Hussein's Fall Leads Syrians to Test Government Limits By NEIL MacFARQUHAR
Published: March 20, 2004
DAMASCUS, Syria, March 19 — A year ago, it would have been inconceivable for a citizen of Syria, run by the Baath Party of President Bashar al-Assad, to make a documentary film with the working title, "Fifteen Reasons Why I Hate the Baath."
Yet watching the overthrow of Saddam Hussein across the border in Iraq prompted Omar Amiralay to do just that. "It gave me the courage to do it," he said. "When you see one of the two Baath parties broken, collapsing, you can only hope that it will be the turn of the Syrian Baath next," he said. He has just completed another film, "A Flood in Baath Country," for a European arts channel, saying, "The myth of having to live under despots for eternity collapsed."
When the Bush administration toppled the Baghdad government, it announced that it wanted to establish a democratic, free-market Iraq that would prove a contagious model for the region. The bloodshed there makes that a distant prospect, yet the very act of humiliating the worst Arab tyrant spawned a sort of "what if" process in Syria and across the region.

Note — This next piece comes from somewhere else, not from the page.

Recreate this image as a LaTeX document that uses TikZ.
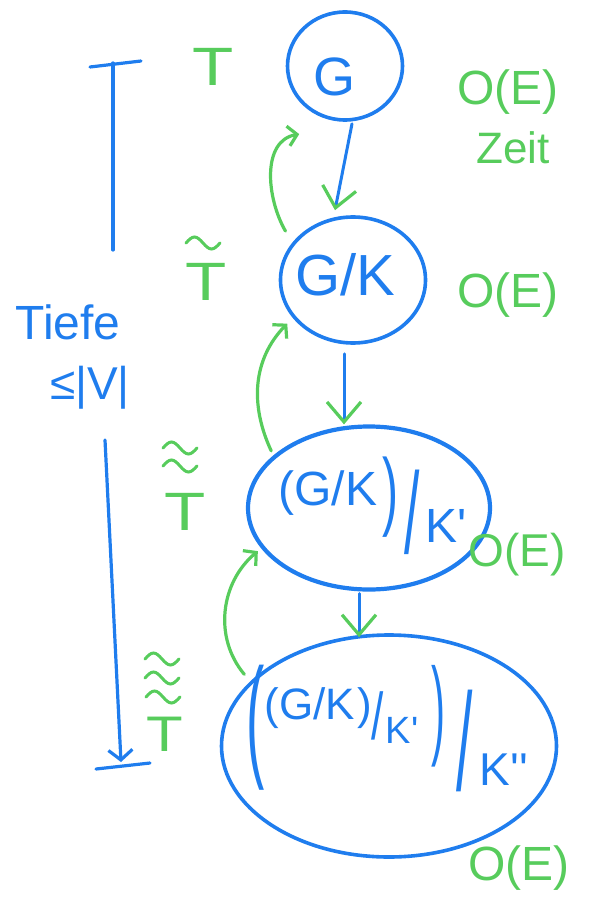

The Syrian Baath Party remains firmly in control, ruling through emergency laws that basically suspend all civil rights. The government says the laws are necessary as long as Israel occupies the Golan Heights, 40 miles from Damascus, and the two nations remain at war.
Yet subtle changes have begun, even if they amount to tiny fissures in a repressive state. Some Syrians are testing the limits, openly questioning government doctrine and challenging state oppression.
Syrians who oppose the government do so with some trepidation because it used ferocious violence in the past to silence any challenge. Yet the fall of Mr. Hussein changed something inside people.
"I think the image, the sense of terror, has evaporated," said Mr. Amiralay, the filmmaker.
On March 8, for instance, about 25 protesters demanding that repressive laws be lifted tried to demonstrate outside Parliament. Security forces squashed the sit-in as it started, but the event would have been unthinkable before the Iraq war.
People here do not know what previously locked doors they can push open, but they are trying to find out.